One of Papua New Guinea’s major accounting firms, Deloitte has welcomed the Government’s K13 billion national money plan, describing it as a “brave budget” premised on “sound analysis of the current economic climate”.
Treasurer Don Polye handed down the country’s national budget on Tuesday, indicated that the government’s focus would be directed significantly towards the provincial and district levels.
The Treasurer also highlighted the government’s intention to realize budget plans through the improvement of the country’s Medium Term Development Plan (MTDP) enablers including education, health, infrastructure development, and law and order.
And while noting the government’s altered focus, Deloitte expressed reservations with certain aspects of the budget, stating that “there has been no great emphasis on power generation as an area of infrastructure development”.
Questions were raised by Deloitte as to whether PNG Power Limited would have to fund its development programs though the much touted Private Public Partnership concept, suggesting that the energy sector did not seem to have the same emphasis as “other key infrastructure areas”.
However the Deloitte assessment was more positive of the governments continued focus on what it termed the “historically poor financial performance of its State Owned Enterprises”, particularly where the government intends to improve on the performance of SOEs through 10 core principles recently identified by authorities.
As part of its comprehensive analysis of the 2013 National Budget, Deloitte also considered issues such as the ability of the government to raise domestic capital to finance an expected K2.6 billion deficit; additional appropriations for trust accounts to sustain public expenditure over several years, and its view of recent economic performance and budgetary assumptions.

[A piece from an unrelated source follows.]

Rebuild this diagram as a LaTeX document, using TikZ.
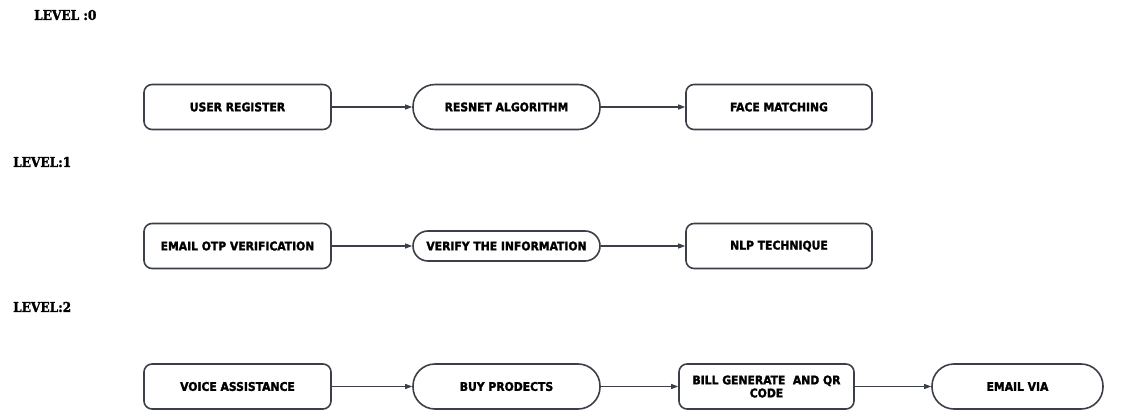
\documentclass[tikz,border=0pt]{standalone}
\usepackage{fontspec}
\newfontfamily\boxfont{DejaVu Sans Condensed}[BoldFeatures={FakeBold=1.8}]
\newfontfamily\lvlfont{DejaVu Serif Condensed}[BoldFeatures={FakeBold=1.8}]
\usetikzlibrary{arrows.meta}
\definecolor{lc}{HTML}{3A3F48}
\tikzset{
  x=1pt,y=-1pt,
  base/.style={draw=lc,line width=1.6pt,inner sep=0pt,align=center,
    font=\boxfont\bfseries\fontsize{12}{13}\selectfont,minimum height=45pt},
  procbox/.style={base,rounded corners=8pt,minimum width=187pt},
  termbox/.style={base,rounded corners=22pt,minimum width=187pt},
  lvl/.style={font=\lvlfont\bfseries\fontsize{13.5}{15}\selectfont,anchor=west,inner sep=0pt},
  conn/.style={draw=lc,line width=1.3pt,-{Triangle[length=7pt,width=5pt]}}
}
\begin{document}
\begin{tikzpicture}
\useasboundingbox (0,0) rectangle (1137,411);
\node[lvl] (l0) at (34,15) {LEVEL :0};
\node[lvl] (l1) at (13,162) {LEVEL:1};
\node[lvl] (l2) at (13,307) {LEVEL:2};

\node[procbox] (ur) at (237.5,107) {USER REGISTER};
\node[termbox] (rn) at (506.5,107) {RESNET ALGORITHM};
\node[procbox,minimum width=186pt] (fm) at (779,107) {FACE MATCHING};

\node[procbox] (eo) at (237.5,246) {EMAIL OTP VERIFICATION};
\node[termbox,minimum height=30pt,rounded corners=15pt] (vi) at (506.5,246) {VERIFY THE INFORMATION};
\node[procbox,minimum width=186pt] (nl) at (779,246) {NLP TECHNIQUE};

\node[procbox] (va) at (237.5,386.5) {VOICE ASSISTANCE};
\node[termbox] (bp) at (506.5,386.5) {BUY PRODECTS};
\node[procbox,minimum width=175pt] (bg) at (766.5,386.5) {BILL GENERATE\ \ AND QR\\CODE};
\node[termbox,minimum width=171pt] (ev) at (1017.5,386.5) {EMAIL VIA};

\draw[conn] (ur) -- (rn);
\draw[conn] (rn) -- (fm);
\draw[conn] (eo) -- (vi);
\draw[conn] (vi) -- (nl);
\draw[conn] (va) -- (bp);
\draw[conn] (bp) -- (bg);
\draw[conn] (bg) -- (ev);
\end{tikzpicture}
\end{document}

The company’s overview of the Budget’s taxation and customs measures was particularly positive on the aspect of tax administrators recognizing ‘“Nil” tax notices as “assessments” for certain tax purposes’.
It also welcomed the government’s move to restrict Provincial governments from enacting sales and service taxes outside of the national governments tax regime, opting to penalize provinces by removing defaulting provinces of their entire “GST entitlement under national revenue sharing laws, and (redistributing) that revenue amongst all other provinces that do not have such taxes in force”.
The 2013 National Budget was passed into law yesterday amidst much disappointment from the opposition.